Behind such questions is the larger query about why certain writers last and others are forgotten almost as soon as they die, vanishing like Carolyn Wells (1862-1942), a New Jersey author who wrote something like 160 books, half of them popular mysteries that rivaled the work of later standouts like Agatha Christie and Dorothy Sayers. Wells was important enough to be invited to Mark Twain’s 70th birthday celebration, which begins this biography.

Rebecca Rego Barry has written what might be called a process biography, one in which the biographer includes us in her search for the life that began in what Wells herself called unremarkable Rahway, New Jersey, where she worked as a librarian until the age of 40 — when she embarked on a prolific career writing mystery stories, amusing limericks, children’s books, and working in just about every literary genre.

I sampled Ms. Wells’s first Fleming Stone mystery, “The Clue,” set in a wealthy New Jersey mansion. Several amateur detectives in a wedding party are stymied in trying to figure out which one of them murdered an heiress the night before she was to be married. With no evidence of a break-in visible in the well-locked house, the coroner assents to calling in the professional detective, Fleming Stone.

Wells diverted me, managing the plot mechanics masterfully, with believable characters. Fleming Stone’s entrance is delayed so long that the tension mounts, and rather like Sherlock Holmes, one of Wells’s favorites, Stone reads the room and through expertly handled interviews and keen observations deduces how the crime was committed and who did it, and why, by creating a scene in which the murderer feels compelled to confess. 

I like to imagine Faulkner, who loved to read cheap paperback mysteries, walking into the drugstore, as he liked to do at Oxford, Mississippi, to pick off the rack the latest Fleming Stone title — except he could not do so, as Wells died in 1942, just before the paperback revolution, and her publishers failed to put her back into print.

Thus Ms. Barry argues that certain writers last not only because their work is of high quality but because of who is paying attention — library archives, publishers, scholars, family members, and literary executors. In Wells’s case, the institutions of literary longevity let her down and fellow authors did little to foster her legacy. She also let herself down by not carefully managing her literary estate.

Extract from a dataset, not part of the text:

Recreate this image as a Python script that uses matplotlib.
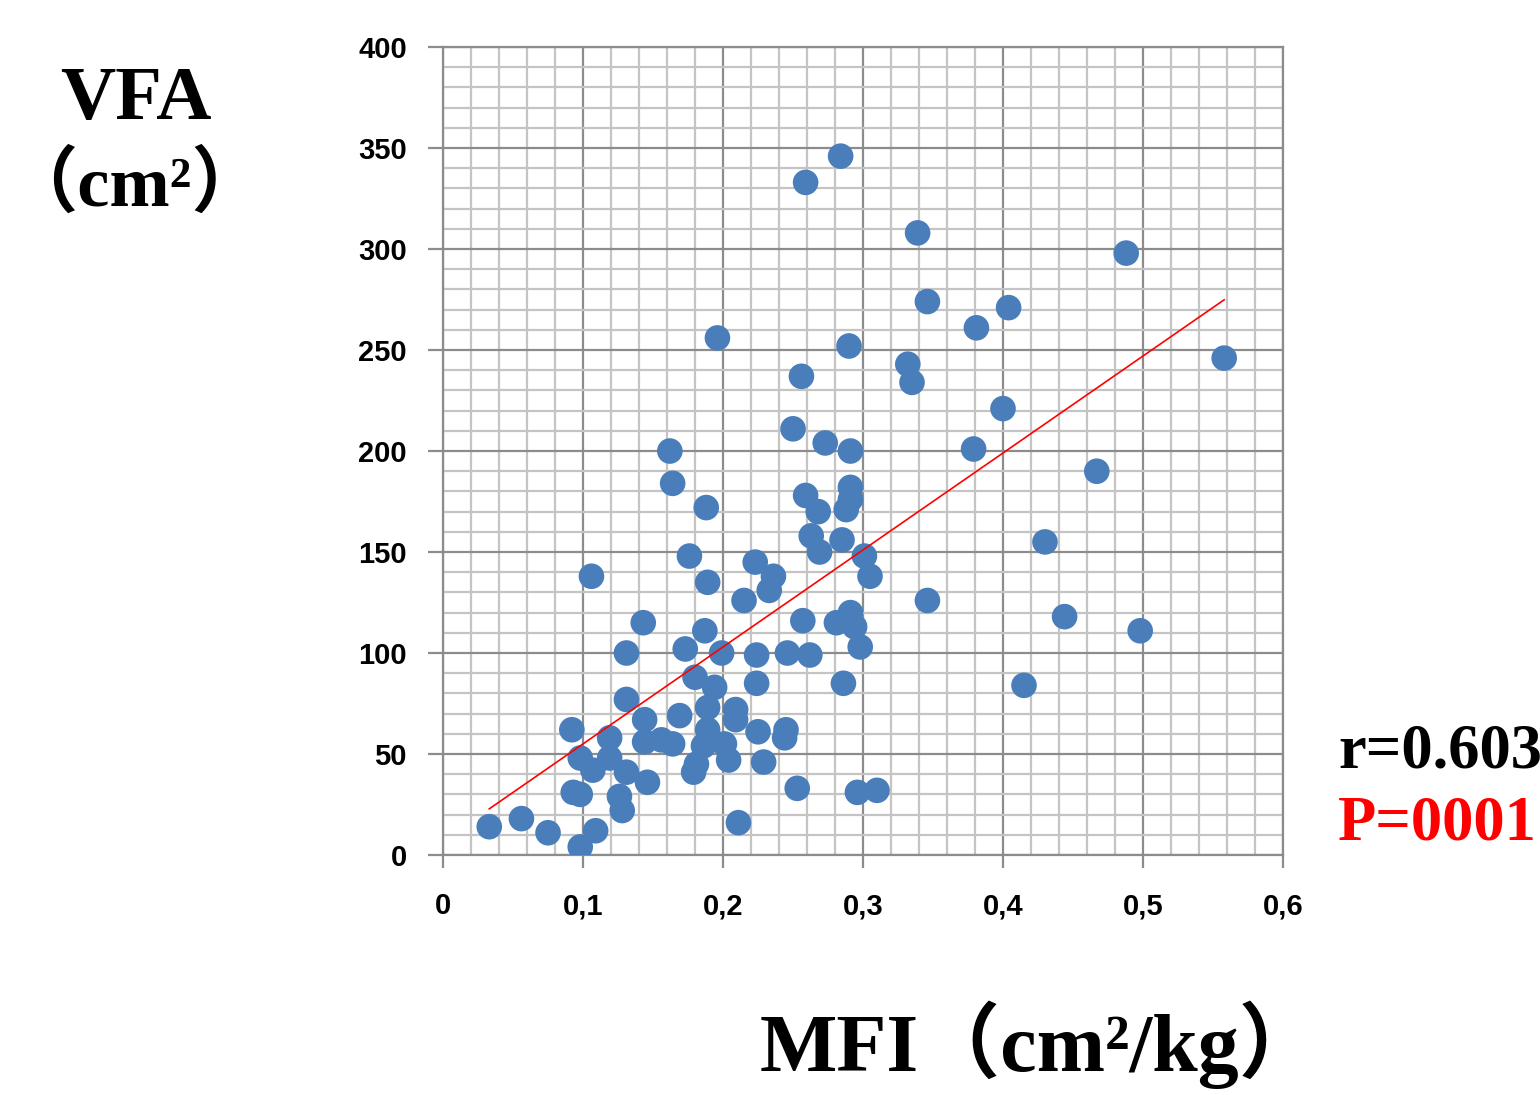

It is a pleasure to watch Ms. Barry at work, creating her own detective story and much suspense as she writes to booksellers, examines the inscriptions in Wells’s books strewn around the country, draws on the research of scholars like Margaret Stetz at the University of Delaware, and interviews a few Wells family members who have remnants of her possessions and a few dim memories of her.

A bit of poetry and prose shows Wells’s gift for limerick, satire, and parody: 

A scholarly person named Finck
Went mad in the effort to think
Which were graver misplaced,
To dip pen in his paste,
Or dip his paste-brush in the ink.

A Henry James translation of the limerick via Carolyn Wells:

She luminously wavered, and I tentatively inferred that she would soon perfectly reconsider her not altogether unobvious course. Furiously, though with a tender, ebbing similitude, across her mental consciousness stole a re-culmination of all the truths she had ever known concerning, or even remotely relating to, the not-easily fathomed qualities of paste and ink. So she stood, focused in an intensity of soul-quivers, and I, all unrelenting, waited, though of a dim uncertainty whether, after all, it might not be only a dubitant problem.

Carolyn Wells is fun to read — even if she is from New Jersey.

Mr. Rollyson is the editor of “Critical Survey of Mystery and Detective Fiction,” revised edition in five volumes.